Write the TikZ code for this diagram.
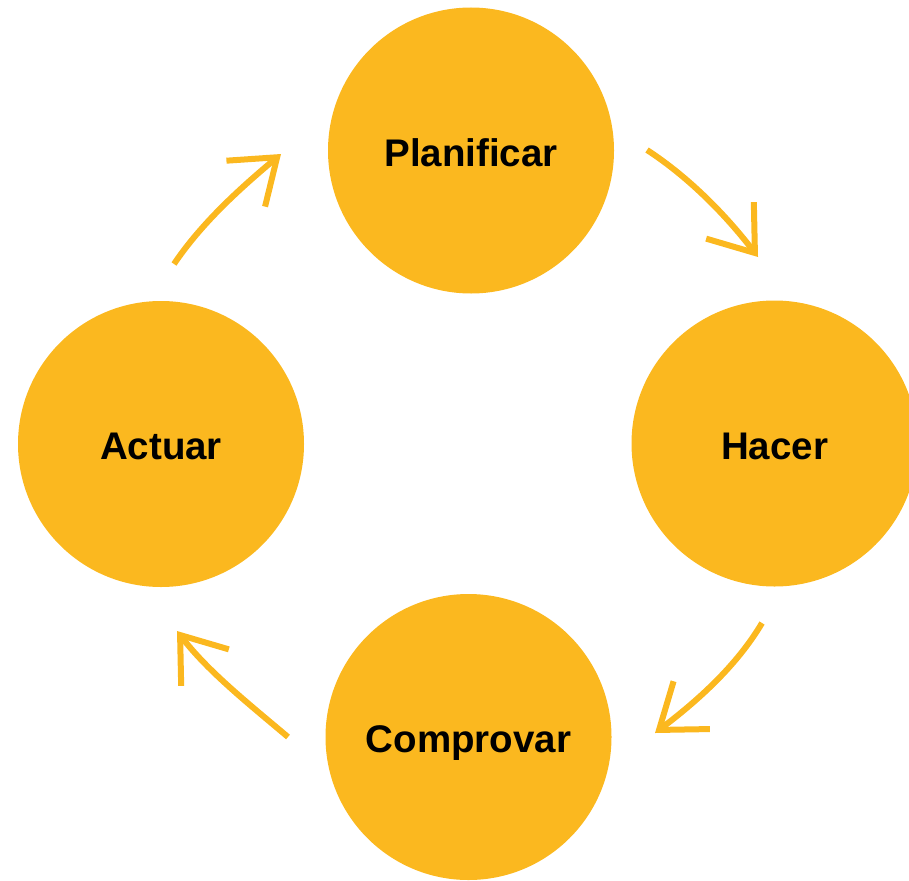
\documentclass[tikz,border=0pt]{standalone}
\usepackage{fontspec}
\setmainfont{Liberation Sans}
\usetikzlibrary{arrows.meta}
\definecolor{pdca}{HTML}{FBB81F}
\tikzset{
  phase/.style={circle, fill=pdca, draw=none, minimum size=286pt, inner sep=0pt,
    font=\fontsize{38.5}{41}\selectfont\bfseries, text=black,
    text height=31pt, text depth=0pt},
  cyc/.style={draw=pdca, line width=6pt,
    -{Straight Barb[length=41pt, width=60pt, line width=6pt]}}
}
\begin{document}
\begin{tikzpicture}[x=1pt,y=-1pt]
\useasboundingbox (0,0) rectangle (909,880);
\node[phase] (plan) at (471,150.5) {Planificar};
\node[phase] (hacer) at (774.5,443.5) {Hacer};
\node[phase] (comp) at (468.5,737) {Comprovar};
\node[phase] (act) at (161,444) {Actuar};
% arrow end points
\coordinate (a1s) at (174,264);  \coordinate (a1e) at (281,154);
\coordinate (a2s) at (647,150);  \coordinate (a2e) at (758,257);
\coordinate (a3s) at (762,623);  \coordinate (a3e) at (655,733);
\coordinate (a4s) at (288,737);  \coordinate (a4e) at (177,631);
\draw[cyc] (a1s) .. controls (202.5,221.7) and (242,186.8) .. (a1e);
\draw[cyc] (a2s) .. controls (690,178) and (727,216.5) .. (a2e);
\draw[cyc] (a3s) .. controls (736,667) and (695.6,702.2) .. (a3e);
\draw[cyc] (a4s) .. controls (249,704) and (208,671.5) .. (a4e);
\end{tikzpicture}
\end{document}
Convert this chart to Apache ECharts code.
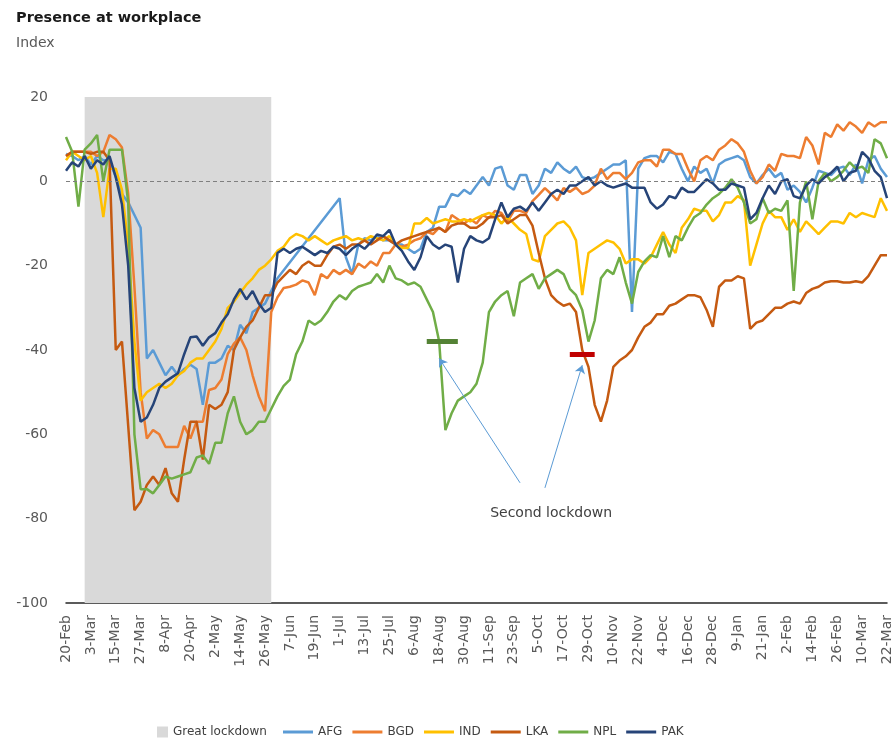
<!DOCTYPE html>
<html>
<head>
<meta charset="utf-8">
<script src="https://cdn.jsdelivr.net/npm/echarts@6/dist/echarts.min.js"></script>
<style>html,body{margin:0;padding:0;background:#fff}#chart{width:894px;height:742px}</style>
</head>
<body>
<div id="chart"></div>
<script>
// ---- Data (index of presence at workplace, sampled every 3 days from 20-Feb-2020 to 22-Mar-2021) ----
const START_DATE = [2020, 1, 20];   // 20-Feb-2020
const STEP_DAYS = 3;
const N_POINTS = 133;
const MONTHS = ['Jan','Feb','Mar','Apr','May','Jun','Jul','Aug','Sep','Oct','Nov','Dec'];
const dates = [];
for (let i = 0; i < N_POINTS; i++) {
  const t = new Date(Date.UTC(START_DATE[0], START_DATE[1], START_DATE[2]) + i * STEP_DAYS * 86400000);
  dates.push(t.toISOString().slice(0, 10));
}
const lockdownStart = '2020-02-29';
const lockdownEnd = '2020-05-29';

const AFG = [6.5,6,5,6,4,6,5,5,1,-3,-5,-8,-11,-42,-40,-43,-46,-44,-46,-44.5,-43.5,-44.5,-53,-43,-43,-42,-39,-40,-34,-36,-31,-30,-29,-26,-23,
  null,null,null,null,null,null,null,null,null,
  -4,-18,-22,-15,-13.5,-14,-13,-14,-14,-15,-15,-16,-17,-16,-12,-11,-6,-6,-3,-3.5,-2,-3,-1,1,-1,3,3.5,-1,-2,1.5,1.5,-3,-1,3,2,4.5,3,2,3.5,1,0.5,1,2,3,4,4,5,-31,3,5.5,6,6,4.5,7,6.5,3,0,3.5,2,3,-0.5,4,5,5.5,6,5,1,-0.5,1.5,3,1,2,-2,-1,-2.5,-5,-1.5,2.5,2,1.5,3,3.5,1.5,4,-0.5,5,6,3,1];
const BGD = [6,7,7,7,7,6,7,11,10,8,-3,-25,-50,-61,-59,-60,-63,-63,-63,-58,-61,-57,-57,-49.5,-49,-47,-41,-38.5,-37,-40,-46,-51,-54.5,-31,-27.5,-25.3,-25,-24.5,-23.5,-24,-27,-22,-23,-21,-22,-21,-22,-19.5,-20.5,-19,-20,-17,-17,-15,-15.5,-15,-14,-13.5,-12,-12.5,-11,-12,-8,-9,-10,-9,-10,-8,-8.7,-7,-7.5,-9.5,-7,-7,-7.5,-4.7,-3.2,-1.6,-3,-4.5,-1.6,-2.5,-1.5,-3,-2.4,-1,3,0.5,2,2,0.5,2,4.5,5,5,3.5,7.5,7.5,6.5,6.5,3,0,5,6,5,7.5,8.5,10,9,7,2.5,-0.5,1,4,2.5,6.5,6,6,5.5,10.5,8.5,4,11.5,10.5,13.5,12,14,13,11.5,14,13,14,14];
const IND = [5,7,6,5,6,2,-8.5,3,3,-2,-15,-38,-52,-50,-49,-48,-49,-48,-46,-45,-43,-42,-42,-40,-38,-35,-30,-28.5,-26.5,-24.5,-23,-21,-20,-18.5,-16.5,-15.5,-13.5,-12.5,-13,-14,-13,-14,-15,-14,-13.5,-13,-14,-13.5,-14,-13,-13.5,-14,-13,-15,-15.8,-15.8,-10,-10,-8.7,-10,-9.5,-9,-9.5,-9.5,-9,-9.5,-8.7,-8,-7.5,-8,-10,-8.5,-10,-11.5,-12.5,-18.5,-19,-13,-11.5,-10,-9.5,-11,-14,-27,-17,-16,-15,-14,-14.5,-16,-19.5,-18.5,-18.5,-19.5,-18,-15,-12,-15,-17,-11,-9,-6.5,-7,-7,-9.5,-8,-5,-5,-3.5,-4.5,-20,-15,-10,-7,-8.5,-8.5,-11.5,-9,-12,-9.5,-11,-12.5,-11,-9.5,-9.5,-10,-7.5,-8.5,-7.5,-8,-8.5,-4,-7];
const LKA = [6,7,7,7,6.5,7,7,5,-40,-38,-58,-78,-76,-72,-70,-72,-68,-74,-76,-66,-57,-57,-66,-53,-54,-53,-50,-40,-37,-34.5,-33,-30,-27,-27,-24,-22.5,-21,-22,-20,-19,-20,-20,-17.5,-15.5,-15,-16,-15,-15,-14,-15,-14,-13,-14,-15,-14,-13.5,-13,-12.5,-12,-11.5,-11,-12,-10.5,-10,-10,-11,-11,-10,-8.5,-8.5,-8,-10,-9,-8,-8,-10.5,-17,-23,-27,-28.5,-29.5,-29,-31,-40,-44,-53,-57,-52,-44,-42.5,-41.5,-40,-37,-34.5,-33.5,-31.5,-31.5,-29.5,-29,-28,-27,-27,-27.5,-30.5,-34.5,-25,-23.5,-23.5,-22.5,-23,-35,-33.5,-33,-31.5,-30,-30,-29,-28.5,-29,-26.5,-25.5,-25,-24,-23.7,-23.7,-24,-24,-23.7,-24,-22.5,-20,-17.5,-17.5];
const NPL = [10.5,7,-6,7.5,9,11,0,7.5,7.5,7.5,-5,-60,-73,-73,-74,-72,-70,-70.5,-70,-69.5,-69,-65.5,-65,-67,-62,-62,-55,-51,-57,-60,-59,-57,-57,-54,-51,-48.5,-47,-41,-38,-33,-34,-33,-31,-28.5,-27,-28,-26,-25,-24.5,-24,-22,-24,-20,-23,-23.5,-24.5,-24,-25,-28,-31,-38,-59,-55,-52,-51,-50,-48,-43,-31,-28.5,-27,-26,-32,-24,-23,-22,-25.5,-23,-22,-21,-22,-25.5,-27,-30.5,-38,-33,-23,-21,-22,-18,-24,-29,-21.5,-19,-17.5,-18,-13,-18,-13,-14,-11,-8.5,-7.5,-5.5,-4,-3,-1.5,0.5,-1.5,-5,-10,-9,-4,-7.5,-6.5,-7,-4.5,-26,-5,0,-9,0,2,0,1,2.5,4.5,3,3.5,2,10,9,5.5];
const PAK = [2.5,4.5,3.5,6,3,5,4,6,1,-5.5,-20,-49,-57,-56,-53,-49,-47.5,-46.5,-45.5,-41,-37,-36.8,-39,-37,-36,-33.5,-31.5,-28,-25.5,-28,-26,-29,-31,-30,-17,-16,-17,-16,-15.5,-16.5,-17.5,-16.5,-17,-15.5,-16,-17.5,-16,-15,-16,-14.5,-12.6,-13,-11.5,-15,-16.5,-19,-21,-18,-13,-15,-16,-15,-15.5,-24,-16,-13,-14,-14.5,-13.5,-9,-5,-8.5,-6.5,-6,-7,-5,-7,-5,-3,-2,-3,-1,-1,0,1,-1,0,-1,-1.5,-1,-0.5,-1.5,-1.5,-1.5,-5,-6.5,-5.5,-3.5,-4,-1.5,-2.5,-2.5,-1,0.5,-0.5,-2,-2,-0.5,-1,-1.5,-9,-7.5,-4,-1,-3,0,0.5,-3.5,-4,-1,0.5,-0.5,1,2,3.5,0,2,2.5,7,5.5,2.5,1,-4];

const seriesNames = ['AFG','BGD','IND','LKA','NPL','PAK'];
const seriesValues = [AFG, BGD, IND, LKA, NPL, PAK];
const seriesColors = ['#5B9BD5','#ED7D31','#FFC000','#C55A11','#70AD47','#264478'];

const yTicks = { min: -100, max: 20, interval: 20 };

const chart = echarts.init(document.getElementById('chart'), null, { renderer: 'canvas' });
const FONT = 'DejaVu Sans';

const lineSeries = seriesNames.map((name, k) => ({
  name: name,
  type: 'line',
  data: seriesValues[k],
  symbol: 'none',
  showSymbol: false,
  connectNulls: true,
  z: 3,
  lineStyle: { width: 2.5, color: seriesColors[k] },
  itemStyle: { color: seriesColors[k] },
  emphasis: { disabled: true },
  animation: false
}));

const option = {
  animation: false,
  backgroundColor: '#ffffff',
  title: [
    { text: 'Presence at workplace', left: 11, top: 6,
      textStyle: { fontFamily: FONT, fontSize: 14.5, fontWeight: 'bold', color: '#1a1a1a' } },
    { text: 'Index', left: 11, top: 31,
      textStyle: { fontFamily: FONT, fontSize: 14, fontWeight: 'normal', color: '#595959' } }
  ],
  legend: [
    { data: [{ name: 'Great lockdown', icon: 'rect' }], left: 152, top: 721, itemWidth: 11, itemHeight: 11, itemGap: 10,
      textStyle: { fontFamily: FONT, fontSize: 12, color: '#404040' }, selectedMode: false },
    { data: seriesNames.map(n => ({ name: n, icon: 'rect' })), left: 278, top: 721, itemWidth: 30, itemHeight: 3, itemGap: 10,
      textStyle: { fontFamily: FONT, fontSize: 12, color: '#404040' }, selectedMode: false }
  ],
  grid: { left: 66, right: 6, top: 97, bottom: 139, containLabel: false },
  xAxis: {
    type: 'category',
    data: dates,
    boundaryGap: false,
    axisLine: { show: true, onZero: false, lineStyle: { color: '#262626', width: 1.5 } },
    axisTick: { show: false },
    splitLine: { show: false },
    axisLabel: {
      interval: 3, rotate: 90, margin: 12,
      fontFamily: FONT, fontSize: 14, color: '#595959',
      formatter: function (v) { const p = v.split('-'); return (+p[2]) + '-' + MONTHS[+p[1] - 1]; }
    }
  },
  yAxis: {
    type: 'value', min: yTicks.min, max: yTicks.max, interval: yTicks.interval,
    axisLine: { show: false }, axisTick: { show: false }, splitLine: { show: false },
    axisLabel: { fontFamily: FONT, fontSize: 14, color: '#595959', margin: 18 }
  },
  series: [
    {
      name: 'Great lockdown', type: 'line', data: [], z: 1, silent: true,
      itemStyle: { color: '#D9D9D9' }, lineStyle: { color: '#D9D9D9' },
      markArea: { silent: true, itemStyle: { color: '#D9D9D9', opacity: 1 },
        data: [[{ xAxis: lockdownStart }, { xAxis: lockdownEnd }]] },
      markLine: { silent: true, symbol: ['none','none'], label: { show: false },
        lineStyle: { type: [4, 3], color: '#7F7F7F', width: 1 },
        data: [{ yAxis: 0 }] }
    }
  ].concat(lineSeries).concat([
    {
      name: 'annot', type: 'line', data: [], z: 6, silent: true,
      markLine: {
        silent: true, symbol: ['none','none'], label: { show: false }, animation: false,
        data: [
          [{ coord: ['2020-08-12', -38], lineStyle: { color: '#548235', width: 5, type: 'solid' } }, { coord: ['2020-08-27', -38] }],
          [{ coord: ['2020-10-20', -41], lineStyle: { color: '#C00000', width: 5, type: 'solid' } }, { coord: ['2020-11-01', -41] }],
          [{ coord: ['2020-09-26', -71.5], lineStyle: { color: '#5B9BD5', width: 1, type: 'solid' } }, { coord: ['2020-08-18', -42], symbol: 'arrow', symbolSize: 8 }],
          [{ coord: ['2020-10-08', -72.7], lineStyle: { color: '#5B9BD5', width: 1, type: 'solid' } }, { coord: ['2020-10-26', -43.6], symbol: 'arrow', symbolSize: 8 }]
        ]
      },
      markPoint: {
        silent: true, symbol: 'circle', symbolSize: 0, itemStyle: { color: 'transparent' },
        label: { show: true, position: 'inside', formatter: 'Second lockdown', fontFamily: FONT, fontSize: 14, color: '#404040' },
        data: [{ coord: ['2020-10-11', -78.7] }]
      }
    }
  ])
};
chart.setOption(option);
</script>
</body>
</html>
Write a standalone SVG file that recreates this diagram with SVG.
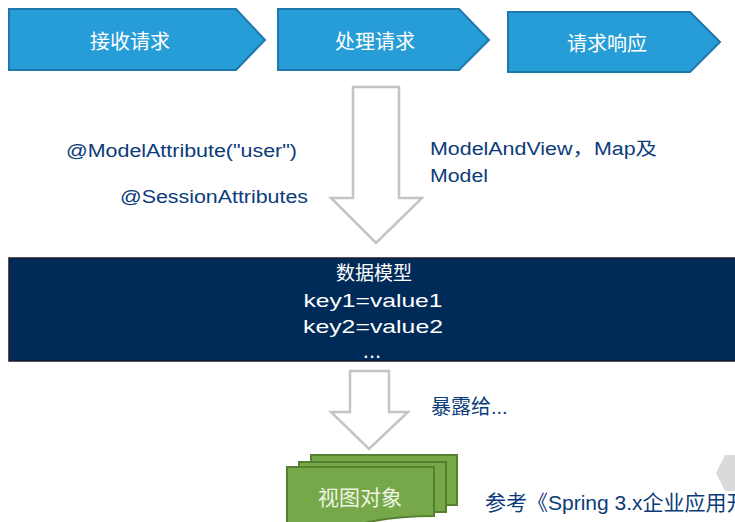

▬▬▬

Problem to solve:
Above are records with pictures. Reproduce exactly only the lines from the line with "Convert this chart to Apache ECharts code." through the line with "const lockdownEnd = '2020-05-29';", both ends included, and leave the pictures out.

Output for this task:
Convert this chart to Apache ECharts code.
<!DOCTYPE html>
<html>
<head>
<meta charset="utf-8">
<script src="https://cdn.jsdelivr.net/npm/echarts@6/dist/echarts.min.js"></script>
<style>html,body{margin:0;padding:0;background:#fff}#chart{width:894px;height:742px}</style>
</head>
<body>
<div id="chart"></div>
<script>
// ---- Data (index of presence at workplace, sampled every 3 days from 20-Feb-2020 to 22-Mar-2021) ----
const START_DATE = [2020, 1, 20];   // 20-Feb-2020
const STEP_DAYS = 3;
const N_POINTS = 133;
const MONTHS = ['Jan','Feb','Mar','Apr','May','Jun','Jul','Aug','Sep','Oct','Nov','Dec'];
const dates = [];
for (let i = 0; i < N_POINTS; i++) {
  const t = new Date(Date.UTC(START_DATE[0], START_DATE[1], START_DATE[2]) + i * STEP_DAYS * 86400000);
  dates.push(t.toISOString().slice(0, 10));
}
const lockdownStart = '2020-02-29';
const lockdownEnd = '2020-05-29';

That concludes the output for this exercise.